Narita Airport Terminal 1 observation deck, 747 freighter on the runway at dusk
VI
The escape velocity

You have two hours. Or four. Or eight. Or thirteen. Here is what to do.

2 hours

Stay airside. Kabuki Gate in T1. Lawson sandwich before security. SHIKISAI GARDEN observation deck if time allows.

4 hours

Sushi Kyotatsu in T1 or T2. Nine Hours pod for ninety minutes. Yoshinoya before boarding if the hunger returns.

8 hours

Skyliner to Ueno: forty-one minutes. Senso-ji before the crowds. Subway to Asakusa. Street food at Ameyoko market. Skyliner back with an hour spare.

13 hours

Narita Express to Tokyo Station: fifty-three minutes. Imperial Palace gardens. Sushi counter lunch in Marunouchi. Akihabara in the afternoon. Express back. Nine Hours pod before boarding.

The Narita Express runs to Tokyo Station in fifty-three minutes, stopping at Shinjuku and Shibuya on the outer loop. The Skyliner to Ueno takes forty-one minutes with no stops. Both run every thirty minutes. A taxi from Narita to central Tokyo costs around twenty thousand yen and takes sixty to ninety minutes depending on traffic. It is never the right answer. The N'EX round-trip ticket bought at the airport costs forty-seven hundred yen and includes a preloaded Suica card valid on every subway, train, and bus in the city. Buy it before you leave the arrivals hall.

VII
The 0.5x moment

Narita's photograph is on the Terminal 1 rooftop observation deck at dusk.

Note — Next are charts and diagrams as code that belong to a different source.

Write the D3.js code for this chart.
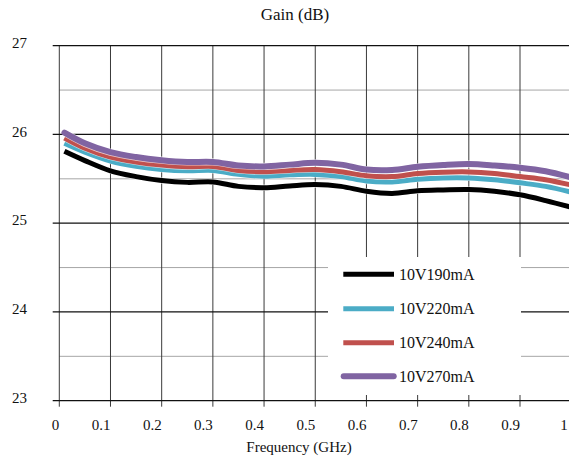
<!DOCTYPE html>
<html>
<head>
<meta charset="utf-8">
<script src="https://cdn.jsdelivr.net/npm/d3@7"></script>
<style>
  html, body { margin: 0; padding: 0; background: #fff; }
  svg { display: block; }
  svg text { font-family: "Liberation Serif", "DejaVu Serif", "Times New Roman", serif; }
</style>
</head>
<body>
<svg id="chart" width="569" height="466" font-family="Liberation Serif, DejaVu Serif, serif"></svg>
<script>
// Frequency sweep points (GHz)
const freq = [0.01, 0.05, 0.1, 0.15, 0.2, 0.25, 0.3, 0.35, 0.4, 0.45, 0.5,
              0.55, 0.6, 0.65, 0.7, 0.75, 0.8, 0.85, 0.9, 0.95, 1.0];

// Gain (dB) per bias condition
const gain190 = [25.81, 25.705, 25.59, 25.525, 25.48, 25.46, 25.465, 25.415, 25.40, 25.42, 25.435,
                 25.415, 25.36, 25.335, 25.365, 25.375, 25.38, 25.36, 25.32, 25.255, 25.18];
const gain220 = [25.90, 25.80, 25.70, 25.64, 25.605, 25.59, 25.595, 25.55, 25.53, 25.545, 25.55,
                 25.527, 25.475, 25.465, 25.495, 25.51, 25.51, 25.49, 25.455, 25.415, 25.35];
const gain240 = [25.96, 25.845, 25.745, 25.69, 25.655, 25.635, 25.64, 25.595, 25.58, 25.595, 25.605,
                 25.58, 25.535, 25.525, 25.56, 25.575, 25.578, 25.56, 25.525, 25.49, 25.43];
const gain270 = [26.02, 25.90, 25.80, 25.745, 25.71, 25.69, 25.69, 25.65, 25.64, 25.66, 25.68,
                 25.66, 25.605, 25.60, 25.635, 25.655, 25.666, 25.65, 25.625, 25.585, 25.515];

const seriesNames = ["10V190mA", "10V220mA", "10V240mA", "10V270mA"];
const seriesColors = ["#000000", "#4bacc6", "#c0504d", "#8064a2"];

const xTicks = [0, 0.1, 0.2, 0.3, 0.4, 0.5, 0.6, 0.7, 0.8, 0.9, 1];
const xTickLabels = ["0", "0.1", "0.2", "0.3", "0.4", "0.5", "0.6", "0.7", "0.8", "0.9", "1"];
const yMajor = [23, 24, 25, 26, 27];
const yMinor = [23.5, 24.5, 25.5, 26.5];

const series = [gain190, gain220, gain240, gain270].map((vals, i) => ({
  name: seriesNames[i],
  color: seriesColors[i],
  points: freq.map((f, j) => ({ f, g: vals[j] }))
}));

const svg = d3.select("#chart");
const plotLeft = 59.3, plotRight = 571.2, plotTop = 45.7, plotBottom = 400.7;

const x = d3.scaleLinear().domain([0, 1]).range([plotLeft, plotRight]);
const y = d3.scaleLinear().domain([23, 27]).range([plotBottom, plotTop]);

// Title
svg.append("text")
  .attr("x", 295).attr("y", 20)
  .attr("text-anchor", "middle")
  .attr("font-size", 17)
  .attr("fill", "#111")
  .text("Gain (dB)");

// Minor horizontal grid
svg.append("g").selectAll("line").data(yMinor).join("line")
  .attr("x1", plotLeft).attr("x2", 569)
  .attr("y1", d => y(d)).attr("y2", d => y(d))
  .attr("stroke", "#a6a6a6").attr("stroke-width", 1);

// Vertical grid (extends below the axis as tick marks)
svg.append("g").selectAll("line").data(xTicks).join("line")
  .attr("x1", d => x(d)).attr("x2", d => x(d))
  .attr("y1", plotTop).attr("y2", plotBottom + 6)
  .attr("stroke", "#3a3a3a").attr("stroke-width", 1);

// Major horizontal grid (extends left of the plot as tick marks)
svg.append("g").selectAll("line").data(yMajor).join("line")
  .attr("x1", plotLeft - 6.6).attr("x2", 569)
  .attr("y1", d => y(d)).attr("y2", d => y(d))
  .attr("stroke", "#111").attr("stroke-width", 1.2);

// Y tick labels
svg.append("g").selectAll("text").data(yMajor).join("text")
  .attr("x", 27).attr("y", d => y(d) - 3)
  .attr("dy", "0.35em")
  .attr("text-anchor", "end")
  .attr("font-size", 15)
  .attr("fill", "#111")
  .text(d => d);

// X tick labels (right-aligned on each gridline)
svg.append("g").selectAll("text").data(xTicks).join("text")
  .attr("x", (d, i) => x(d) - (i === xTicks.length - 1 ? 3.5 : 0))
  .attr("y", 430)
  .attr("text-anchor", "end")
  .attr("font-size", 15)
  .attr("fill", "#111")
  .text((d, i) => xTickLabels[i]);

// Axis title
svg.append("text")
  .attr("x", 299).attr("y", 452)
  .attr("text-anchor", "middle")
  .attr("font-size", 15)
  .attr("fill", "#111")
  .text("Frequency (GHz)");

// Data lines
const line = d3.line()
  .x(d => x(d.f))
  .y(d => y(d.g))
  .curve(d3.curveCatmullRom.alpha(0.5));

const lines = svg.append("g");
series.forEach((s, i) => {
  lines.append("path")
    .datum(s.points)
    .attr("fill", "none")
    .attr("stroke", "#ffffff")
    .attr("stroke-opacity", 0.7)
    .attr("stroke-width", i === 3 ? 7.2 : 6.2)
    .attr("stroke-linejoin", "round")
    .attr("d", line);
  lines.append("path")
    .datum(s.points)
    .attr("fill", "none")
    .attr("stroke", s.color)
    .attr("stroke-width", i === 3 ? 6 : 5)
    .attr("stroke-linecap", i === 3 ? "round" : "butt")
    .attr("stroke-linejoin", "round")
    .attr("d", line);
});

// Legend
const legend = svg.append("g");
legend.append("rect")
  .attr("x", 328).attr("y", 257)
  .attr("width", 193).attr("height", 138)
  .attr("fill", "#ffffff");

const rowY = [274.3, 308.7, 342.7, 376.3];
series.forEach((s, i) => {
  legend.append("line")
    .attr("x1", i === 3 ? 343.7 : 343.3).attr("x2", i === 3 ? 393.7 : 394)
    .attr("y1", rowY[i]).attr("y2", rowY[i])
    .attr("stroke", s.color)
    .attr("stroke-width", i === 3 ? 6 : 5)
    .attr("stroke-linecap", i === 3 ? "round" : "butt");
  legend.append("text")
    .attr("x", 399).attr("y", rowY[i])
    .attr("dy", "0.35em")
    .attr("font-size", 16)
    .attr("fill", "#111")
    .text(s.name);
});
</script>
</body>
</html>
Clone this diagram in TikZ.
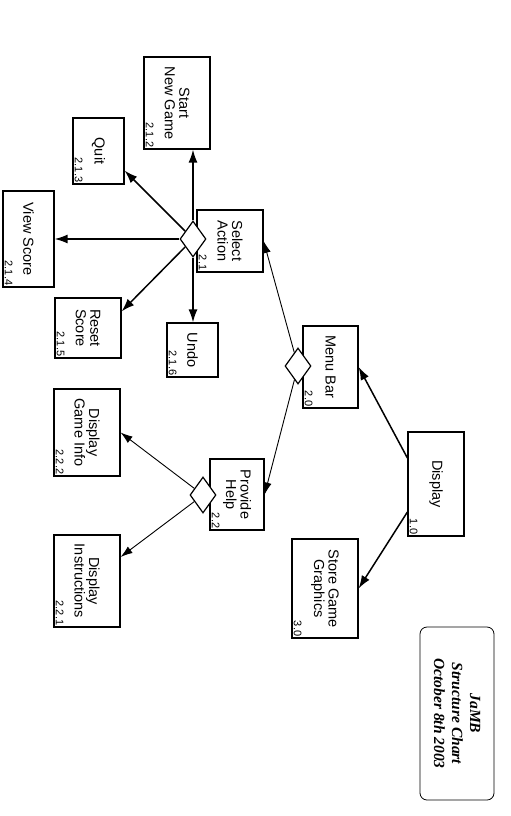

The 747 freighter is the specific frame. FedEx, UPS, Nippon Cargo. The big freighters that have largely disappeared from other major airports still run Narita routes in volume. Position yourself at the western rail with the runway threshold below and wait. When the nose of a 747 lifts past the deck edge, switch to 0.5x. The wingspan fills the frame. The four engine pods, the distinctive hump, the landing lights still burning in the evening sky.

The effect is of the postcard of Japan, distilled into an airport floor. An aircraft leaving, a mountain sometimes visible in winter to the west, the oldest symbol and the newest machine in a single frame. On the day the light is right and a 747 rotates into it, it is unforgettable.